*** PROVIDED RECORDS ***

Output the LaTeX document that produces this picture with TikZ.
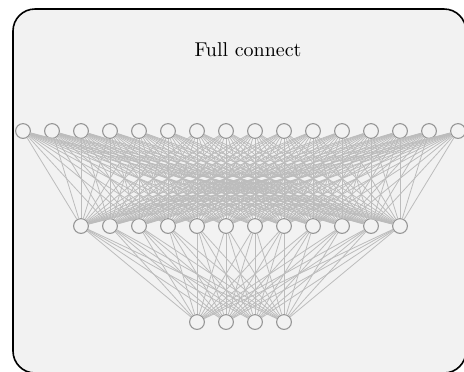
\documentclass[tikz,border=0pt]{standalone}
\definecolor{bgfill}{RGB}{242,242,242}
\definecolor{edgegray}{RGB}{188,188,188}
\definecolor{ringgray}{RGB}{150,150,150}
\begin{document}
\begin{tikzpicture}[x=0.5pt,y=-0.5pt,
  neuron/.style={circle,draw=ringgray,line width=0.55pt,fill=bgfill,minimum size=7.4pt,inner sep=0pt},
  conn/.style={draw=edgegray,line width=0.4pt},
  frame/.style={draw=black,line width=0.8pt,fill=bgfill,rounded corners=11pt}]
\useasboundingbox (0,0) rectangle (464,371);
\begin{scope}
  \clip (0,0) rectangle (464,371);
  \draw[frame] (13,9) rectangle (466,373);
\end{scope}
\node (title) at (248,50) {Full connect};
\foreach \i in {1,...,16} \node[neuron] (t\i) at ({23+29*(\i-1)},131) {};
\foreach \i in {1,...,12} \node[neuron] (m\i) at ({81+29*(\i-1)},226) {};
\foreach \i in {1,...,4} \node[neuron] (b\i) at ({197+29*(\i-1)},322) {};
\foreach \i in {1,...,16} {\foreach \j in {1,...,12} {\draw[conn] (t\i) -- (m\j);}}
\foreach \i in {1,...,12} {\foreach \j in {1,...,4} {\draw[conn] (m\i) -- (b\j);}}
\end{tikzpicture}
\end{document}
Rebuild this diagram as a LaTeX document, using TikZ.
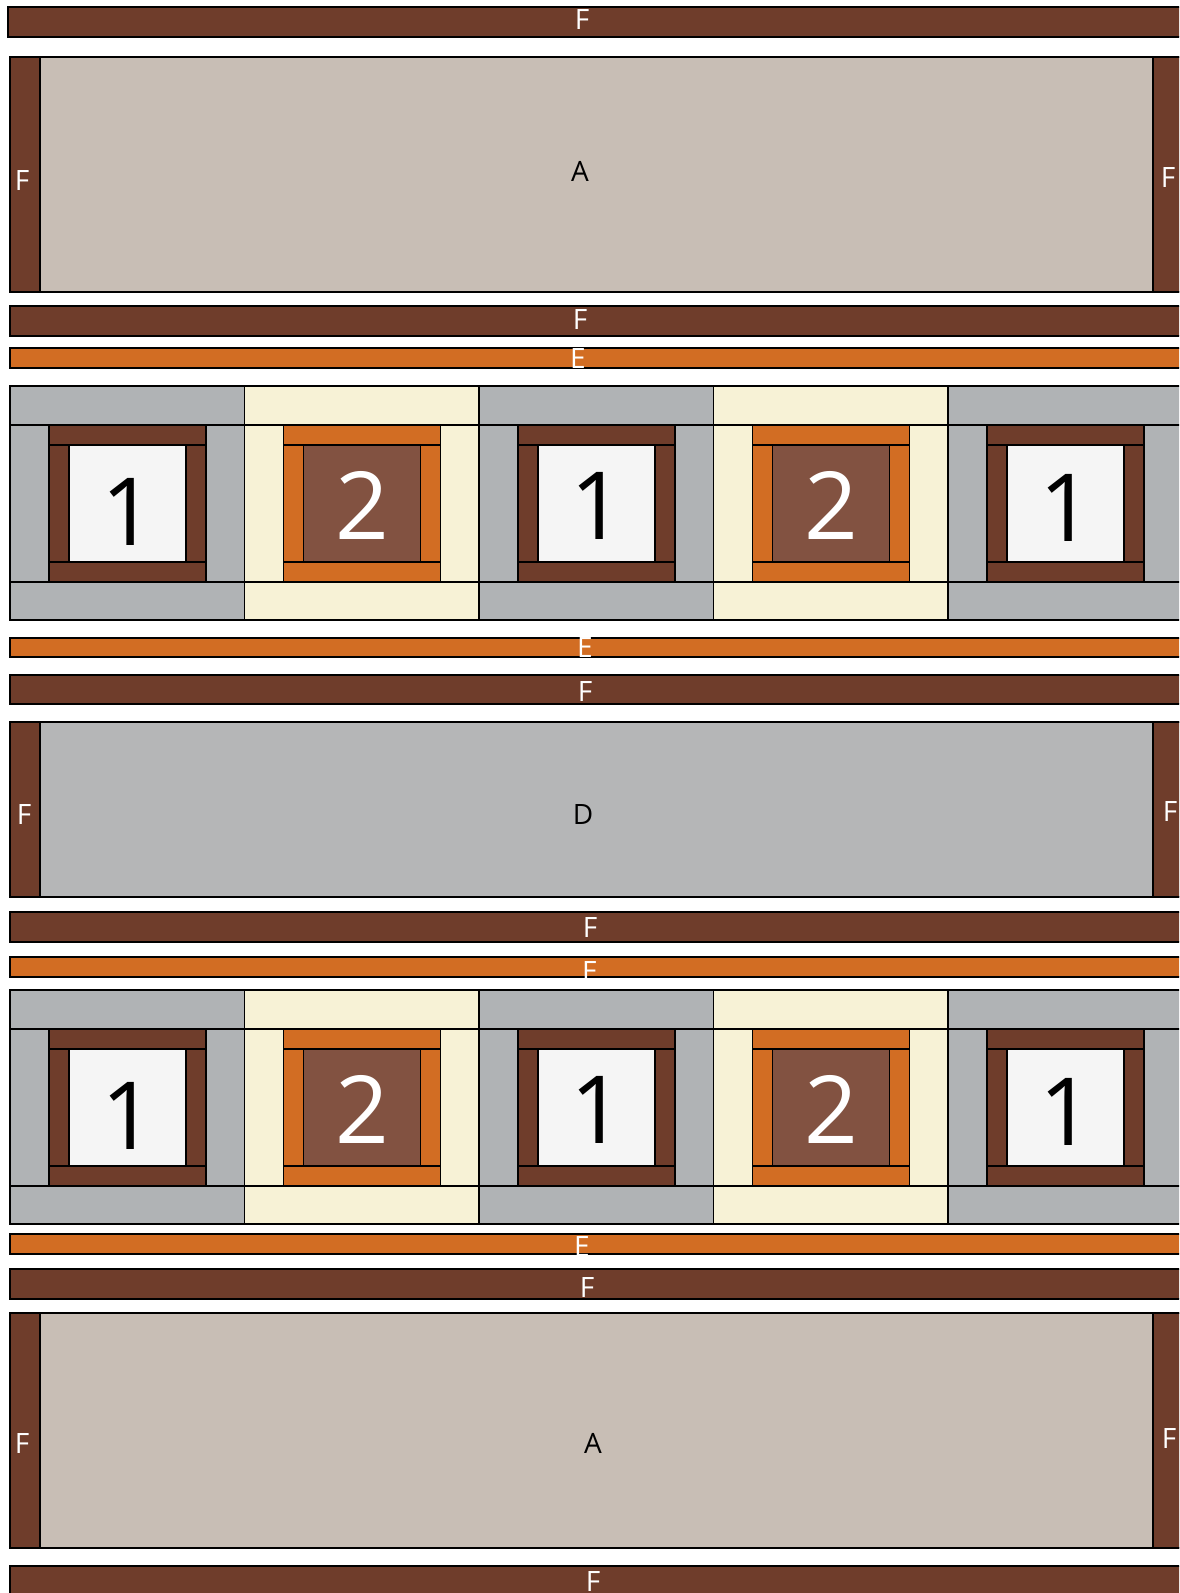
\documentclass[tikz,border=0pt]{standalone}
\usepackage{fontspec}
\setmainfont{Open Sans}
\definecolor{QUsmeda}{HTML}{6F3D2B}
\definecolor{QUbez}{HTML}{C8BEB5}
\definecolor{QUnaranca}{HTML}{D26D23}
\definecolor{QUsiva}{HTML}{B0B3B5}
\definecolor{QUsivaD}{HTML}{B5B6B7}
\definecolor{QUkrem}{HTML}{F7F2D6}
\definecolor{QUbijela}{HTML}{F5F5F5}
\definecolor{QUkakao}{HTML}{825241}

\begin{document}
\begin{tikzpicture}[x=1pt,y=-1pt,line width=1.1pt,
 QUslovo/.style={font=\fontsize{28}{30}\selectfont,inner sep=0pt},
 QUbroj/.style={font=\fontsize{94}{100}\selectfont,inner sep=0pt}]
\useasboundingbox (0,0) rectangle (1179,1593);
\clip (0,0) rectangle (1179,1593);
\draw[fill=QUsmeda] (8,7) rectangle (1190,37);
\foreach \a/\b/\c in {306/336/QUsmeda,348/368/QUnaranca,638/657/QUnaranca,675/704/QUsmeda,
 912/942/QUsmeda,957/977/QUnaranca,1234/1254/QUnaranca,1269/1299/QUsmeda,1566/1600/QUsmeda}{
 \draw[fill=\c] (10,\a) rectangle (1190,\b);}
\foreach \a/\b/\c in {57/292/QUbez,722/897/QUsivaD,1313/1548/QUbez}{
 \draw[fill=\c] (10,\a) rectangle (1190,\b);
 \draw[fill=QUsmeda] (10,\a) rectangle (40,\b) (1153,\a) rectangle (1190,\b);}
\foreach \y in {386,990}{
 \foreach \i/\s/\f/\c/\n/\t/\dy in {0/QUsiva/QUsmeda/QUbijela/1/black/9,1/QUkrem/QUnaranca/QUkakao/2/white/2,
  2/QUsiva/QUsmeda/QUbijela/1/black/3,3/QUkrem/QUnaranca/QUkakao/2/white/2,4/QUsiva/QUsmeda/QUbijela/1/black/5}{
  \begin{scope}[shift={(10+234.5*\i,\y)}]
  \draw[fill=\s] (0,0) rectangle (234.5,39) (0,196) rectangle (234.5,234)
   (0,39) rectangle (39,196) (196,39) rectangle (234.5,196);
  \draw[fill=\f] (39,39) rectangle (196,59) (39,176) rectangle (196,196)
   (39,59) rectangle (59,176) (176,59) rectangle (196,176);
  \draw[fill=\c] (59,59) rectangle (176,176);
  \node[QUbroj,text=\t] (broj\i) at (118,117+\dy) {\n};
  \end{scope}}}
\foreach \x/\y/\lab/\col [count=\k] in {582/20/F/white,580/171/A/black,22/181/F/white,1168/178/F/white,
 580/320/F/white,578/359/E/white,585/647/E/white,585/691/F/white,583/814/D/black,24/814/F/white,
 1170/811/F/white,590/927/F/white,590/971/E/white,582/1246/E/white,587/1287/F/white,
 593/1443/A/black,22/1443/F/white,1169/1438/F/white,593/1581/F/white}{
 \node[QUslovo,text=\col] (oznaka\k) at (\x,\y) {\lab};}
\end{tikzpicture}
\end{document}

***

> **WHAT THIS TASK INVOLVES**:
Repeat the listing above exactly, with no pictures.

> **REPLY**:
Output the LaTeX document that produces this picture with TikZ.
\documentclass[tikz,border=0pt]{standalone}
\definecolor{bgfill}{RGB}{242,242,242}
\definecolor{edgegray}{RGB}{188,188,188}
\definecolor{ringgray}{RGB}{150,150,150}
\begin{document}
\begin{tikzpicture}[x=0.5pt,y=-0.5pt,
  neuron/.style={circle,draw=ringgray,line width=0.55pt,fill=bgfill,minimum size=7.4pt,inner sep=0pt},
  conn/.style={draw=edgegray,line width=0.4pt},
  frame/.style={draw=black,line width=0.8pt,fill=bgfill,rounded corners=11pt}]
\useasboundingbox (0,0) rectangle (464,371);
\begin{scope}
  \clip (0,0) rectangle (464,371);
  \draw[frame] (13,9) rectangle (466,373);
\end{scope}
\node (title) at (248,50) {Full connect};
\foreach \i in {1,...,16} \node[neuron] (t\i) at ({23+29*(\i-1)},131) {};
\foreach \i in {1,...,12} \node[neuron] (m\i) at ({81+29*(\i-1)},226) {};
\foreach \i in {1,...,4} \node[neuron] (b\i) at ({197+29*(\i-1)},322) {};
\foreach \i in {1,...,16} {\foreach \j in {1,...,12} {\draw[conn] (t\i) -- (m\j);}}
\foreach \i in {1,...,12} {\foreach \j in {1,...,4} {\draw[conn] (m\i) -- (b\j);}}
\end{tikzpicture}
\end{document}
Rebuild this diagram as a LaTeX document, using TikZ.
\documentclass[tikz,border=0pt]{standalone}
\usepackage{fontspec}
\setmainfont{Open Sans}
\definecolor{QUsmeda}{HTML}{6F3D2B}
\definecolor{QUbez}{HTML}{C8BEB5}
\definecolor{QUnaranca}{HTML}{D26D23}
\definecolor{QUsiva}{HTML}{B0B3B5}
\definecolor{QUsivaD}{HTML}{B5B6B7}
\definecolor{QUkrem}{HTML}{F7F2D6}
\definecolor{QUbijela}{HTML}{F5F5F5}
\definecolor{QUkakao}{HTML}{825241}

\begin{document}
\begin{tikzpicture}[x=1pt,y=-1pt,line width=1.1pt,
 QUslovo/.style={font=\fontsize{28}{30}\selectfont,inner sep=0pt},
 QUbroj/.style={font=\fontsize{94}{100}\selectfont,inner sep=0pt}]
\useasboundingbox (0,0) rectangle (1179,1593);
\clip (0,0) rectangle (1179,1593);
\draw[fill=QUsmeda] (8,7) rectangle (1190,37);
\foreach \a/\b/\c in {306/336/QUsmeda,348/368/QUnaranca,638/657/QUnaranca,675/704/QUsmeda,
 912/942/QUsmeda,957/977/QUnaranca,1234/1254/QUnaranca,1269/1299/QUsmeda,1566/1600/QUsmeda}{
 \draw[fill=\c] (10,\a) rectangle (1190,\b);}
\foreach \a/\b/\c in {57/292/QUbez,722/897/QUsivaD,1313/1548/QUbez}{
 \draw[fill=\c] (10,\a) rectangle (1190,\b);
 \draw[fill=QUsmeda] (10,\a) rectangle (40,\b) (1153,\a) rectangle (1190,\b);}
\foreach \y in {386,990}{
 \foreach \i/\s/\f/\c/\n/\t/\dy in {0/QUsiva/QUsmeda/QUbijela/1/black/9,1/QUkrem/QUnaranca/QUkakao/2/white/2,
  2/QUsiva/QUsmeda/QUbijela/1/black/3,3/QUkrem/QUnaranca/QUkakao/2/white/2,4/QUsiva/QUsmeda/QUbijela/1/black/5}{
  \begin{scope}[shift={(10+234.5*\i,\y)}]
  \draw[fill=\s] (0,0) rectangle (234.5,39) (0,196) rectangle (234.5,234)
   (0,39) rectangle (39,196) (196,39) rectangle (234.5,196);
  \draw[fill=\f] (39,39) rectangle (196,59) (39,176) rectangle (196,196)
   (39,59) rectangle (59,176) (176,59) rectangle (196,176);
  \draw[fill=\c] (59,59) rectangle (176,176);
  \node[QUbroj,text=\t] (broj\i) at (118,117+\dy) {\n};
  \end{scope}}}
\foreach \x/\y/\lab/\col [count=\k] in {582/20/F/white,580/171/A/black,22/181/F/white,1168/178/F/white,
 580/320/F/white,578/359/E/white,585/647/E/white,585/691/F/white,583/814/D/black,24/814/F/white,
 1170/811/F/white,590/927/F/white,590/971/E/white,582/1246/E/white,587/1287/F/white,
 593/1443/A/black,22/1443/F/white,1169/1438/F/white,593/1581/F/white}{
 \node[QUslovo,text=\col] (oznaka\k) at (\x,\y) {\lab};}
\end{tikzpicture}
\end{document}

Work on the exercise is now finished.